In Customer Success, Should 1:1 be the Exception?

Having worked a very long day I decided to make my way over to our local Toronto customer success group. I almost gave up a few times as the Toronto rush hour traffic was insane but I knew it would be worth it to see the speaker, Venk Chandran who is a senior manager on the Customers for Life team at Salesforce.com (Work.com) and I was right. Venk had a number of great ideas on how to scale a customer success team while providing an amazing customer experience.

1:1 is the Exception

1-to-manyAt many SaaS companies, the solution to a growing customer base is to increase head count. Venk challenged that notion and recommended a number of tactics and strategies for customer success organizations to manage a steady increase of customers without significantly growing the number of CSMs. He boldly claimed that customers should not expect that they have a dedicated customer success manager. That’s what he means by “1:1 being the exception”.

This doesn’t mean that customers should not receive the assistance they need to be successful and to fully adopt the Work.com product. It’s the opposite. Work.com is using some of the most sophisticated approaches to manage the vast number of customers that they have. Yes, they have some customers that have dedicated customer success managers but a mindset of “1:1 being the exception”  allows them to assign these resources more strategically so the customers that most require this assistance or are paying for this service, receive these resources. He also added that you will have situations that pop up in which a customer requires a dedicated customer success resource for various reasons. Use those situations by learning from them and “bottling up” those best practices so other customers can take advantage of them.

Bottle up Your Best Practices

Let’s face it, customers love best practices. Who doesn’t love getting proven tips and tricks that you can take advantage of and not have to waste time on trying to perfect? Venk outlined how Work.com focused on cobbling together these best practices and created playbooks and other materials like cheat sheets that make these best practices readily available for customers on a self-service basis.

Venk lamented that if he “could do it all over again” he would have focused on “bottling up” what they learned from their customers earlier on. Modern customer success teams need to work in unison to get the most out of the limited resources that they have. I recommend that you sit down with others on your customer success team and review the different materials that you send to customers based on certain situations.  If your team doesn’t have shared best practices and templates, it’s time to get the team together and focus on a few areas that could help achieve the highest value for your customers. Next, decide on the best ways to package up best practices and serve them up to customers.

Precision Engagement

Modern customer success teams don’t work just on hunches. There needs to be some science behind what they are recommending to their customers along with their intuition on what has worked the best in the past. Work.com has done the research and combined that with the experience that they have working with their customers to create a “Precision Engagement” model that dictates how they will proactively service their customers in their first year with Work.com.
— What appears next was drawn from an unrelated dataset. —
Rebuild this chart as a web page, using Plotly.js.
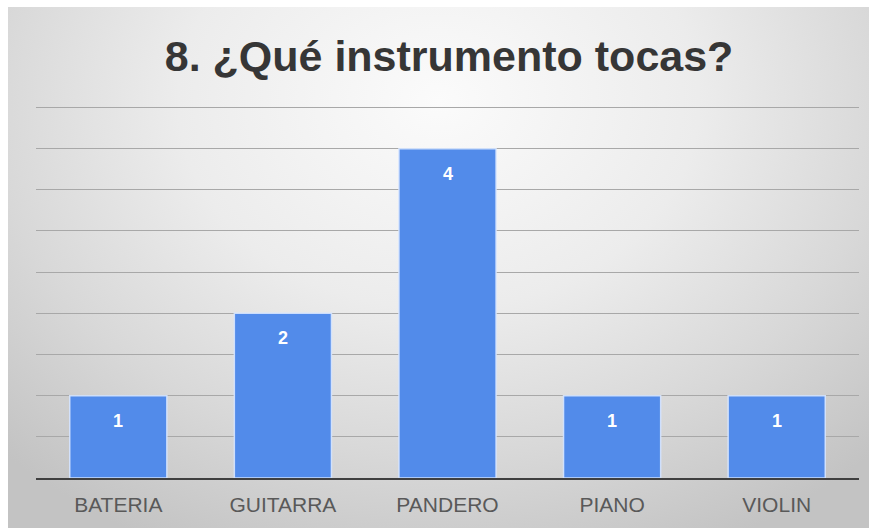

For example, a customer that has been with Work.com for 4 months will receive a call from someone on the customer success team to discuss a specific feature that they have determined that the customer should be using at that point in the customer lifecycle.

They have a number of other similar milestones that trigger alerts in Salesforce.com including the renewal discussion meeting. This results in a clearly defined process. These are not “random acts of customer success”. It’s a precision engagement process and let’s face it, it’s ingenious as it gets to the desired results. And of course, it’s not delivered by a dedicated customer success manager. They have a pool of customer success managers that pick up these alerts and complete the prescribed task.

Customer Success is All About Setting the Right Expectations

It was hard to keep up with Venk as he was throwing out so many great ideas on what Work.com does to automate and scale their approach to customer success. Here are some of the tactics that they use:

  • Email drip campaigns to help educate new customers and get them the necessary resources to get started
  • A robust customer community that has specific guidelines around the max time that a customer should wait before receiving a response
  • Office hours for customers to discuss any questions that they have. Venk says that these work the best after product releases

While all of these tactics are great, the glue that pulls this all together is setting the right expectations with customers very early on so they know what to expect when they become customers. This includes making it mandatory for customers to sign up to their community. The community is that important to the customer’s overall success so it’s important that the customer agree that they will join and participate.

In addition, because they’ve set the right expectations, they are able to have a pool of customer success managers service a customer. The right expectations drive the right results and the trust that is needed to build and maintain a customer relationship.

What are you doing to scale up your customer success team? Do you agree that 1:1 is the exception?